Output details
34 - Art and Design: History, Practice and Theory
Glasgow School of Art
A New Digital Dark Age? Collaborative Web Tools, Social Media and Long Term Preservation
This single authored article was written, at the invitation of the editor, for a special themed edition of World Archaeology. World Archaeology is a peer reviewed journal published by Routledge in the United States (Taylor & Francis Group), listed in the Thomson Reuters Arts & Humanities Citation Index and ranked 9th for archaeology in the world in the SJR with a score of 0.849 and an H index of 25 (2011). Due to extensive research experience in archaeological informatics and in the use and abuse of social media in the humanities generally, I was invited to contribute to a themed issue on ‘Open Archaeology’ of this highly prestigious journal.
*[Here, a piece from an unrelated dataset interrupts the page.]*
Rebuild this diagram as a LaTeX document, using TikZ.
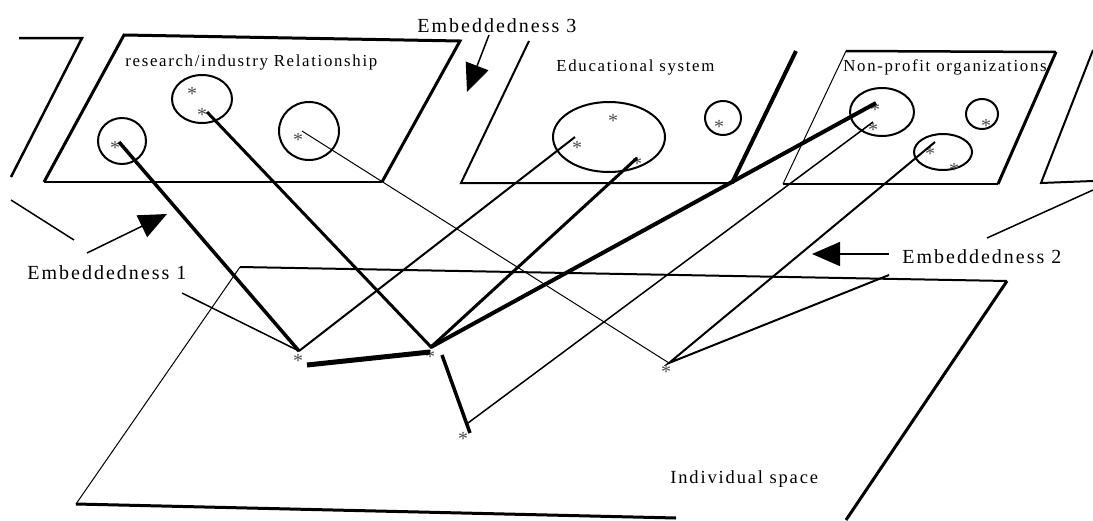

The substantial article of c10,000 words draws on original research and practice in the fields of social media in the humanities and informatics. In content the article is a direct response to the explosion of social media use and user generated content in archaeology and the relationship this has with long-term preservation, particularly as digital preservation of traditional media remains problematic within the discipline. I expect this article to have considerable impact and become widely cited. Such has been the impact to the journal’s special edition already that the keynote talk at the 2013 Computer Applications and Quantitative Methods in Archaeology conference (CAA UK 2013) was a response by the editor, Mark Lake, to the debate its publication has created, including in relation to my article, in the wider archaeological community, much of it taking place via social media.